You are viewing a plain text version of this content. The canonical link for it is here.
Posted to users@kafka.apache.org by Marcos Juarez <mj...@gmail.com> on 2019/01/24 17:51:10 UTC

Kafka consumer configuration to minimize rebalance time

One of our internal customers is working on a service that spans around 120
kubernetes pods.  Due to design constraints, every one of these pods has a
single kafka consumer, and they're all using the same consumer group id.
Since it's kubernetes, and the service is sized according to volume
throughout the day, pods are added/removed constantly, at least a few times
per hour.

What we are seeing with initial testing is that, whenever a single pod
joins or leaves the consumer group, it triggers a rebalance that sometimes
takes up to 60+ seconds to resolve.  Consumption resumes after the
rebalance event, but of course now there's 60+ second lag in consumption
for that topic.  Whenever there's a code deploy to these pods, and we need
to re-create all 120 pods, the problem seems to be exacerbated, and we run
into rebalances taking 200+ seconds.  This particular service is somewhat
sensitive to lag, so we'd like to keep the rebalance time to a minimum.

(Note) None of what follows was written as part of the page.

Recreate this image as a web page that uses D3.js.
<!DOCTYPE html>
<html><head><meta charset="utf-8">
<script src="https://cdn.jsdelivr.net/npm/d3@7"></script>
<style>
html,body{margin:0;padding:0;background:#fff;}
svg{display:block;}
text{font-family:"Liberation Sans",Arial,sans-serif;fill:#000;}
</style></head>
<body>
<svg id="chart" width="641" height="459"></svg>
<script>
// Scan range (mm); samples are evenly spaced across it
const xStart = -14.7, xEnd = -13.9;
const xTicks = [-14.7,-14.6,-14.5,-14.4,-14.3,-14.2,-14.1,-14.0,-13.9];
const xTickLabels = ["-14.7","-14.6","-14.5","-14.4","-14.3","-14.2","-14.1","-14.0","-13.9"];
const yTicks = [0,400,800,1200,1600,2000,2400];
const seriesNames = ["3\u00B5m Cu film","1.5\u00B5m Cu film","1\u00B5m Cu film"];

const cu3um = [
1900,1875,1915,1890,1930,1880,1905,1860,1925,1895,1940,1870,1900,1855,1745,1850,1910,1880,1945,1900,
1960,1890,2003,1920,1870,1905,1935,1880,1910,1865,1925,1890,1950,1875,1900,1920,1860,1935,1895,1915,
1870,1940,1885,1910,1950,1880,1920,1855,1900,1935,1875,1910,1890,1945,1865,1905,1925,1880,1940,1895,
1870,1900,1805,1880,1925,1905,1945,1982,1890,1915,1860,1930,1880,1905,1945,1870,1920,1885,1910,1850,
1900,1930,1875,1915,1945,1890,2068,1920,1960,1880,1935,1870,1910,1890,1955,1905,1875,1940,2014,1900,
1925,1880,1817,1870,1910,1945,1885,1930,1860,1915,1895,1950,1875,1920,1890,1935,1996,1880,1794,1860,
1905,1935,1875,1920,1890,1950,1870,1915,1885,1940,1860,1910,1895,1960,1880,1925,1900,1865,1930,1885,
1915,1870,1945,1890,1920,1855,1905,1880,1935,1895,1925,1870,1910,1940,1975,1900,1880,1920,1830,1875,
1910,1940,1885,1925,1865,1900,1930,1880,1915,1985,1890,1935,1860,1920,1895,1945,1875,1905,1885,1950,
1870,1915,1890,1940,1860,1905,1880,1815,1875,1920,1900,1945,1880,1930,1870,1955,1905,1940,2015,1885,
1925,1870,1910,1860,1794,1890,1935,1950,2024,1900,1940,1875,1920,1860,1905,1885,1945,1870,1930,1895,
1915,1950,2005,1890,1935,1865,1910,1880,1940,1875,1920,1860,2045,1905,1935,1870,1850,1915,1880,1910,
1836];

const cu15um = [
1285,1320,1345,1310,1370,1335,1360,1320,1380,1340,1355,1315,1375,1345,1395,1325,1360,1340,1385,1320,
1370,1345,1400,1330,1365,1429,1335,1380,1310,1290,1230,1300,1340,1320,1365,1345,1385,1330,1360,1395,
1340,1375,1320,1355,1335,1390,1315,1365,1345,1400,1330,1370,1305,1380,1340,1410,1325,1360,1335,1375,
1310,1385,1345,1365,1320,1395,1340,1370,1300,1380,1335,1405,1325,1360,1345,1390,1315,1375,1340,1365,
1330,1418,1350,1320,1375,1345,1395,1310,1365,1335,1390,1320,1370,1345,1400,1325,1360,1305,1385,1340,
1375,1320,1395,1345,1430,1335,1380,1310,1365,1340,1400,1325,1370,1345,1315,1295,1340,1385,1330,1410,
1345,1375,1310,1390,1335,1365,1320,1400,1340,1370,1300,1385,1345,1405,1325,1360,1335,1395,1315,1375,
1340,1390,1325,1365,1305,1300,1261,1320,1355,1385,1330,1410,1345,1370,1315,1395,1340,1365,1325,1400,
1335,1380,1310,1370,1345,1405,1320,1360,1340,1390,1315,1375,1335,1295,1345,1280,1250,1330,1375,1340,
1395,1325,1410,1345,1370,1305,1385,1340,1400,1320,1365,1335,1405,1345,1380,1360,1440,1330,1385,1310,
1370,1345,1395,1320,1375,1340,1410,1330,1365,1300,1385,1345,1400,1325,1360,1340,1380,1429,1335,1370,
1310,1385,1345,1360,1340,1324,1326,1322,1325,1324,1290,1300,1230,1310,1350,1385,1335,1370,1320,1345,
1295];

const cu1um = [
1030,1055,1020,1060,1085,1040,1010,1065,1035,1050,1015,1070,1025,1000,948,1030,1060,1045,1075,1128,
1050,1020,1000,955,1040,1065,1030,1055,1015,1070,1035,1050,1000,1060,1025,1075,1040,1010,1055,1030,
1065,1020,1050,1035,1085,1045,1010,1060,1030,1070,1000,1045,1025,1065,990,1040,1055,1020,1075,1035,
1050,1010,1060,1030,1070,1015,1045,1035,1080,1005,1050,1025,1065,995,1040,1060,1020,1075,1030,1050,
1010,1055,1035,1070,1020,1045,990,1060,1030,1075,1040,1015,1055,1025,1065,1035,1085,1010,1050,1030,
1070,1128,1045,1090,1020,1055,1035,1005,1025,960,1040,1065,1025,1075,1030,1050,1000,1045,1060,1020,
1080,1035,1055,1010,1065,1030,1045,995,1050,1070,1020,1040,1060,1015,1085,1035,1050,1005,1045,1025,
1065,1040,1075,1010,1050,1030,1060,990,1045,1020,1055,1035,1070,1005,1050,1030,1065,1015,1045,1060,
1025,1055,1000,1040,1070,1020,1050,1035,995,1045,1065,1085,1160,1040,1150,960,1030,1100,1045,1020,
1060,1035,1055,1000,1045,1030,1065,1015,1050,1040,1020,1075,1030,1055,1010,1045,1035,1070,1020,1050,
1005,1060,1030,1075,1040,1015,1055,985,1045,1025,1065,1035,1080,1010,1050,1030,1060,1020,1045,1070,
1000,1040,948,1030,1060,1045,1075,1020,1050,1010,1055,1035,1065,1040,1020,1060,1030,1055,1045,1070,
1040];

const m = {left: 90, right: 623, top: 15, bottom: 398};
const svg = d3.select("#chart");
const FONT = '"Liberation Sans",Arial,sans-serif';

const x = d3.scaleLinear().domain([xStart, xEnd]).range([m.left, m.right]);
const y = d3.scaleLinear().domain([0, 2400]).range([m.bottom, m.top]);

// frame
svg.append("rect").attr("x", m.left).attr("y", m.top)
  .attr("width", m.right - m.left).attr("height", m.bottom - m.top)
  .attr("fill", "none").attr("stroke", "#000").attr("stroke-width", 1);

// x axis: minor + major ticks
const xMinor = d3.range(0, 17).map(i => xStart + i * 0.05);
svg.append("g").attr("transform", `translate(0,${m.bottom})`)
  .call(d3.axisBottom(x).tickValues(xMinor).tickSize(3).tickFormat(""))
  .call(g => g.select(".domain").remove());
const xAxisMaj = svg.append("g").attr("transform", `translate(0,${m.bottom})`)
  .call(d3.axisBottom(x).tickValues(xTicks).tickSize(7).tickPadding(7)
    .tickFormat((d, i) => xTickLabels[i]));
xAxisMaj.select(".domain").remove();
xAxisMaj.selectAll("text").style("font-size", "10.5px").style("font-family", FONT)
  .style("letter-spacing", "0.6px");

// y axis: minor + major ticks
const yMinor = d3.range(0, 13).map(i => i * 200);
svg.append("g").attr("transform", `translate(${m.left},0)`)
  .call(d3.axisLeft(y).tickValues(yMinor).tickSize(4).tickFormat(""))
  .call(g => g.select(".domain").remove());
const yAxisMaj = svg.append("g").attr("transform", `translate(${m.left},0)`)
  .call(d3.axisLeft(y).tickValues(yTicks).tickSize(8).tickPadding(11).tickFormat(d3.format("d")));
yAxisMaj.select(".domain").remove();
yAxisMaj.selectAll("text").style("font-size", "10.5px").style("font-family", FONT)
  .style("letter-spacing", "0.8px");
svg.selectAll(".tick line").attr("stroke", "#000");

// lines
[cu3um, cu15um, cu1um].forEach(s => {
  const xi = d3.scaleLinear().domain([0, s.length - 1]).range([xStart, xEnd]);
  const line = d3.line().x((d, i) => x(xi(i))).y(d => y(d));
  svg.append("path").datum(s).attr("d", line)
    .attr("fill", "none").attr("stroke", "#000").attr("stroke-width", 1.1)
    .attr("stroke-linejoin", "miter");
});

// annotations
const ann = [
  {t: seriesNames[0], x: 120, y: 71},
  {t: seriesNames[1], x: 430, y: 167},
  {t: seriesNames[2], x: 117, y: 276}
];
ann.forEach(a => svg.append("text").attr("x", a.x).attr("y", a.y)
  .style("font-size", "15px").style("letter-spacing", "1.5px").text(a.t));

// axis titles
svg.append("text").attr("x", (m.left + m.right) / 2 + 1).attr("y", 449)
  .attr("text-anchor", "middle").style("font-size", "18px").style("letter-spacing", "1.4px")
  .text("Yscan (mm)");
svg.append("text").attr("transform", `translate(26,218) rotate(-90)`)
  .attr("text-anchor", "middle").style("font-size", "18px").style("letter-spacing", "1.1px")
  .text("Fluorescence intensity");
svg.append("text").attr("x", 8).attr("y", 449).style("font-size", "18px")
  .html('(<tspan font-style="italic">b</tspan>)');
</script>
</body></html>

With that context, what kafka configs should we focus on on the consumer
side (and maybe the broker side?) that would enable us to minimize the time
spent on the rebalance?

Thanks,

Marcos Juarez

Re: Kafka consumer configuration to minimize rebalance time

Posted by Harsha Chintalapani <ka...@harsha.io>.
Hi Marcos,
           I think what you need is static membership which reduces the no.of rebalances required. There is active discussion and work going for this KIP https://cwiki.apache.org/confluence/display/KAFKA/KIP-345%3A+Introduce+static+membership+protocol+to+reduce+consumer+rebalances

-Harsha

On Jan 24, 2019, 9:51 AM -0800, Marcos Juarez <mj...@gmail.com>, wrote:
> One of our internal customers is working on a service that spans around 120
> kubernetes pods. Due to design constraints, every one of these pods has a
> single kafka consumer, and they're all using the same consumer group id.
> Since it's kubernetes, and the service is sized according to volume
> throughout the day, pods are added/removed constantly, at least a few times
> per hour.
>
> What we are seeing with initial testing is that, whenever a single pod
> joins or leaves the consumer group, it triggers a rebalance that sometimes
> takes up to 60+ seconds to resolve. Consumption resumes after the
> rebalance event, but of course now there's 60+ second lag in consumption
> for that topic. Whenever there's a code deploy to these pods, and we need
> to re-create all 120 pods, the problem seems to be exacerbated, and we run
> into rebalances taking 200+ seconds. This particular service is somewhat
> sensitive to lag, so we'd like to keep the rebalance time to a minimum.
>
> With that context, what kafka configs should we focus on on the consumer
> side (and maybe the broker side?) that would enable us to minimize the time
> spent on the rebalance?
>
> Thanks,
>
> Marcos Juarez